Selina, Countess of Huntingdon (24 August 1707 – 17 June 1791) was an English religious leader who played a prominent part in the religious revival of the 18th century and the Methodist movement in England and Wales, and has left a Christian denomination (Countess of Huntingdon's Connexion) in England and in Sierra Leone in Africa. She played a major role in financing and guiding early Methodism. Selina was the first female principal of a men's college in Wales (Trefeca College, for the education of Methodist ministers). She financed the building of 64 chapels in England and Wales, wrote often to George Whitfield and John Wesley, and funded mission work in colonial America. She is best remembered for her adversarial relationships with other Methodists who objected to a woman having power.

Selina Hastings was born Lady Selina Shirley, the second daughter of Washington Shirley, 2nd Earl Ferrers and Mary Levinge, at Staunton Harold, a mansion near Ashby-de-la-Zouch in Leicestershire. She married Theophilus Hastings, 9th Earl of Huntingdon on 3 June 1728, and went to live at Donington Park; he died in 1746. She gave birth to seven children in the first ten years of the marriage, and suffered some poor health.

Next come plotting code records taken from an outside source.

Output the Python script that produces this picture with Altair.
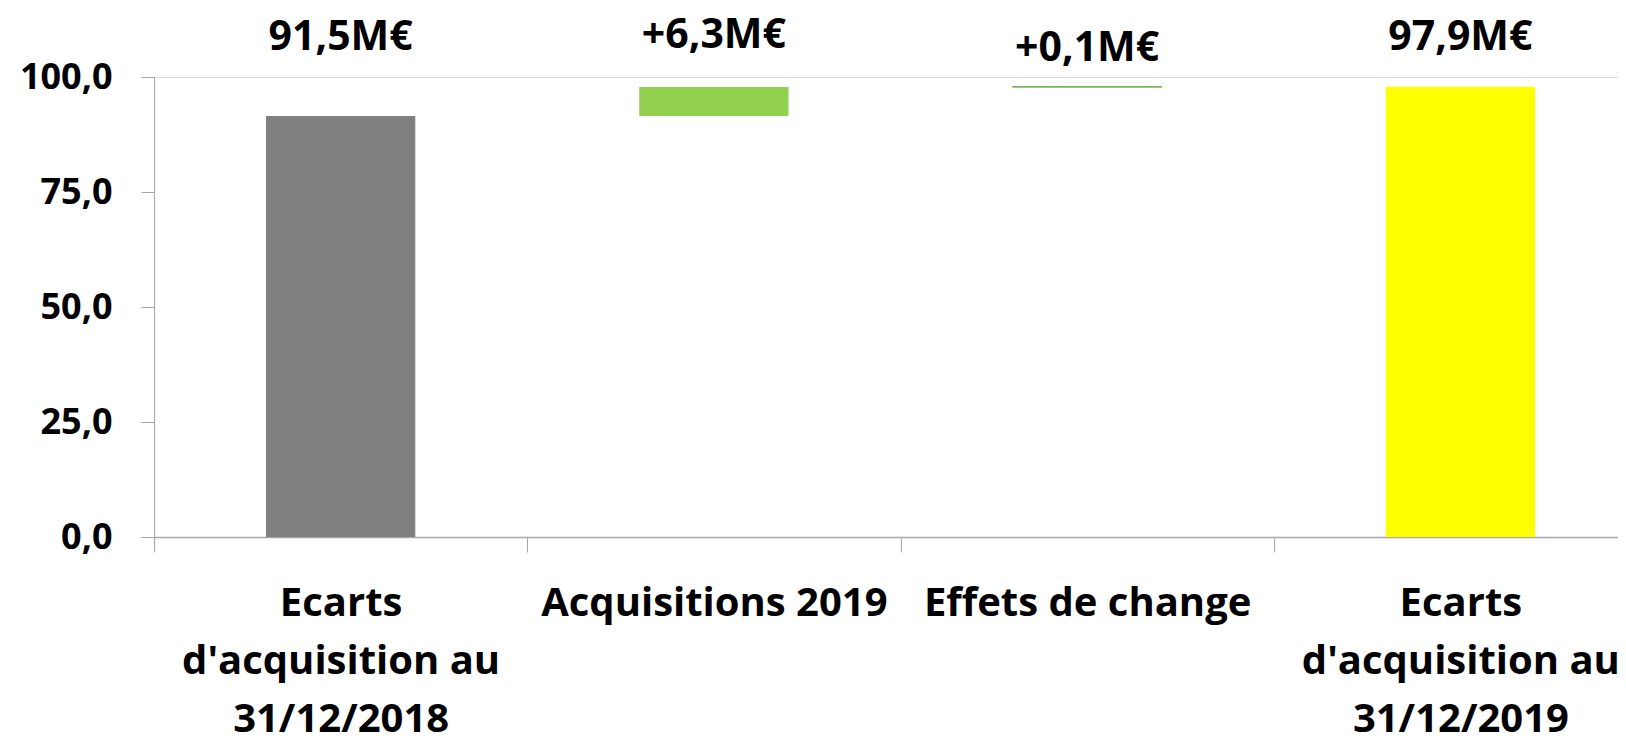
import altair as alt
import pandas as pd

categories = [
    "Ecarts|d'acquisition au|31/12/2018",
    "Acquisitions 2019",
    "Effets de change",
    "Ecarts|d'acquisition au|31/12/2019",
]
values = [91.5, 6.3, 0.1, 97.9]
kinds = ["total", "delta", "delta", "total"]
label_level = [108.5, 108.9, 106.1, 108.5]
colors = ["#808080", "#92d050", "#92d050", "#ffff00"]
y_ticks = [0, 25, 50, 75, 100]

rows = []
running = 0.0
for cat, v, k, lv in zip(categories, values, kinds, label_level):
    if k == "total":
        start, end = 0.0, v
        running = v
        txt = f"{v:.1f}".replace(".", ",") + "M€"
    else:
        start, end = running, running + v
        running = end
        txt = "+" + f"{v:.1f}".replace(".", ",") + "M€"
    rows.append({"cat": cat, "start": start, "end": end, "label": txt, "ly": lv})
df = pd.DataFrame(rows)

FONT = "Open Sans"
GREY = "#a6a6a6"

x = alt.X(
    "cat:N",
    sort=categories,
    title=None,
    scale=alt.Scale(paddingInner=0, paddingOuter=0, range=[0, 1493]),
    axis=alt.Axis(
        labelAngle=0,
        labelExpr="split(datum.label, '|')",
        labelFont=FONT,
        labelFontWeight="bold",
        labelFontSize=40,
        labelColor="#000000",
        labelLineHeight=58,
        labelPadding=31,
        labelLimit=1000,
        tickBand="extent",
        tickSize=15,
        tickColor=GREY,
        domainColor=GREY,
        domainWidth=1.5,
        tickWidth=1,
        grid=False,
    ),
)

bars = alt.Chart(df).mark_bar(width=alt.RelativeBandSize(0.4)).encode(
    x=x,
    y=alt.Y(
        "start:Q",
        title=None,
        scale=alt.Scale(domain=[0, 100], nice=False, zero=True),
        axis=alt.Axis(
            values=y_ticks,
            labelExpr="replace(format(datum.value, '.1f'), '.', ',')",
            labelFont=FONT,
            labelFontWeight="bold",
            labelFontSize=36,
            labelColor="#000000",
            labelPadding=29,
            tickSize=13,
            tickColor=GREY,
            domainColor=GREY,
            grid=False,
        ),
    ),
    y2="end:Q",
    color=alt.Color("cat:N", scale=alt.Scale(domain=categories, range=colors), legend=None),
    stroke=alt.condition(
        alt.datum.cat == "Effets de change", alt.value("#70ad47"), alt.value(None)
    ),
    strokeWidth=alt.condition(
        alt.datum.cat == "Effets de change", alt.value(1), alt.value(0)
    ),
)

labels = alt.Chart(df).mark_text(
    font=FONT, fontWeight="bold", fontSize=41, color="#000000", baseline="middle", align="center"
).encode(
    x=alt.X("cat:N", sort=categories),
    y=alt.Y("ly:Q"),
    text="label:N",
)

chart = (
    alt.layer(bars, labels)
    .properties(
        width=1464,
        height=460,
        autosize=alt.AutoSizeParams(type="none"),
        padding={"left": 146, "top": 69, "right": 0, "bottom": 199},
    )
    .configure_view(stroke=None)
    .configure(background="#ffffff")
)

chart.save("out.html", embed_options={"renderer": "svg", "actions": False})
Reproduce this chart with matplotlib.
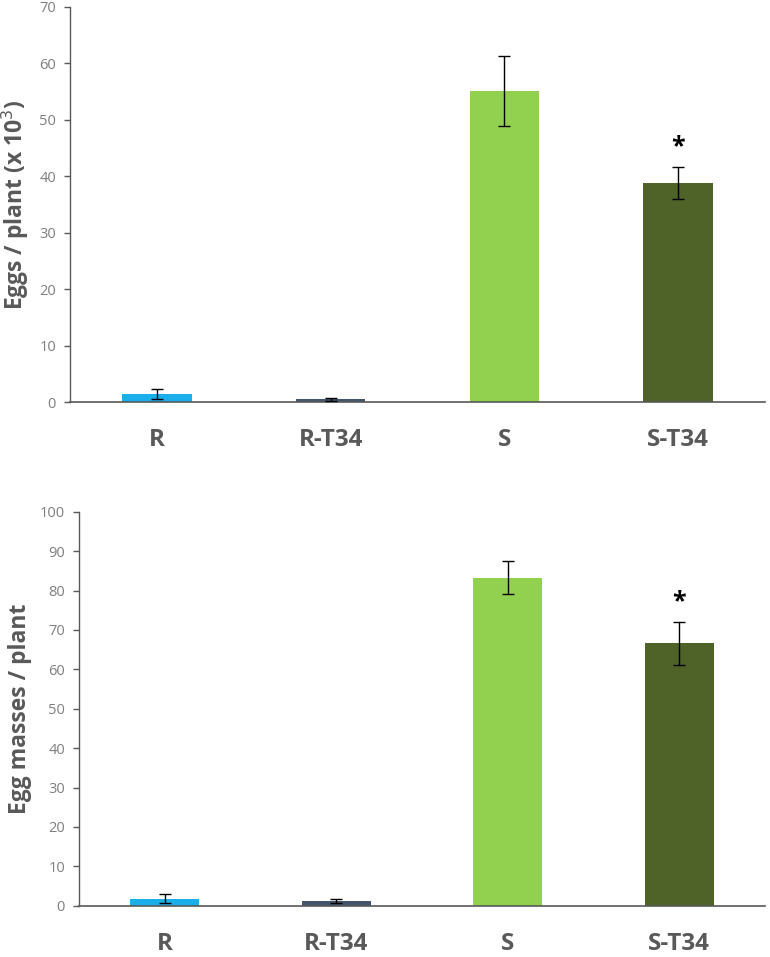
import matplotlib
matplotlib.use('Agg')
import matplotlib.pyplot as plt

plt.rcParams['font.family'] = ['Open Sans', 'DejaVu Sans']

groups = ['R', 'R-T34', 'S', 'S-T34']
bar_colors = ['#1AAEEA', '#44546A', '#92D050', '#4F6228']

# eggs per plant (x 10^3)
eggs = [1.4, 0.5, 55.1, 38.8]
eggs_err = [0.9, 0.3, 6.2, 2.9]

# egg masses per plant
masses = [1.8, 1.2, 83.2, 66.6]
masses_err = [1.2, 0.5, 4.2, 5.5]

fig = plt.figure(figsize=(7.7, 9.57), dpi=100)
ax1 = fig.add_axes([0.0909, 0.5799, 0.9026, 0.4128])
ax2 = fig.add_axes([0.1026, 0.0536, 0.8909, 0.4117])

axis_col = '#595959'
tick_col = '#7F7F7F'


def draw(ax, vals, errs, ymax, ylabel, star_idx):
    x = range(len(groups))
    ax.bar(x, vals, width=0.40, color=bar_colors, zorder=2)
    ax.errorbar(x, vals, yerr=errs, fmt='none', ecolor='black',
                elinewidth=1, capsize=4, capthick=1, zorder=3)
    ax.text(star_idx, vals[star_idx] + errs[star_idx] + ymax * 0.02, '*',
            ha='center', va='bottom', fontsize=18, fontweight='bold')
    ax.set_xlim(-0.5, 3.5)
    ax.set_ylim(0, ymax)
    ax.set_yticks(range(0, ymax + 1, 10))
    ax.set_xticks(list(x))
    ax.set_xticklabels(groups, fontsize=17.5, fontweight='bold', color=axis_col)
    ax.tick_params(axis='x', length=0, pad=19)
    ax.tick_params(axis='y', direction='out', length=4, width=1,
                   color=axis_col, labelsize=10.5, labelcolor=tick_col, pad=6)
    for s in ['top', 'right']:
        ax.spines[s].set_visible(False)
    ax.spines['left'].set_color(axis_col)
    ax.spines['bottom'].set_color(axis_col)
    ax.spines['left'].set_linewidth(1)
    ax.spines['bottom'].set_linewidth(1.2)
    ax.set_ylabel(ylabel, fontsize=16.5, fontweight='bold', color=axis_col,
                  labelpad=6)


draw(ax1, eggs, eggs_err, 70, 'Eggs / plant (x 10$^3$)', 3)
draw(ax2, masses, masses_err, 100, 'Egg masses / plant', 3)

fig.savefig('out.png', dpi=100)
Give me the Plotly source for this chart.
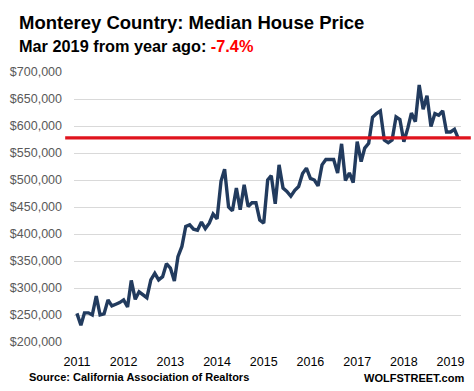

In 1739, Lady Huntington joined the first Methodist society in Fetter Lane, London. Some time after the death of her husband in 1746, she threw in her lot with John Wesley and George Whitefield in the work of the great revival. Whitefield became her personal chaplain, and, with his assistance, following problems put in her path by the Anglican clergy from whom she had preferred not to separate, she founded the "Countess of Huntingdon's Connexion", a Calvinistic movement within the Methodist church.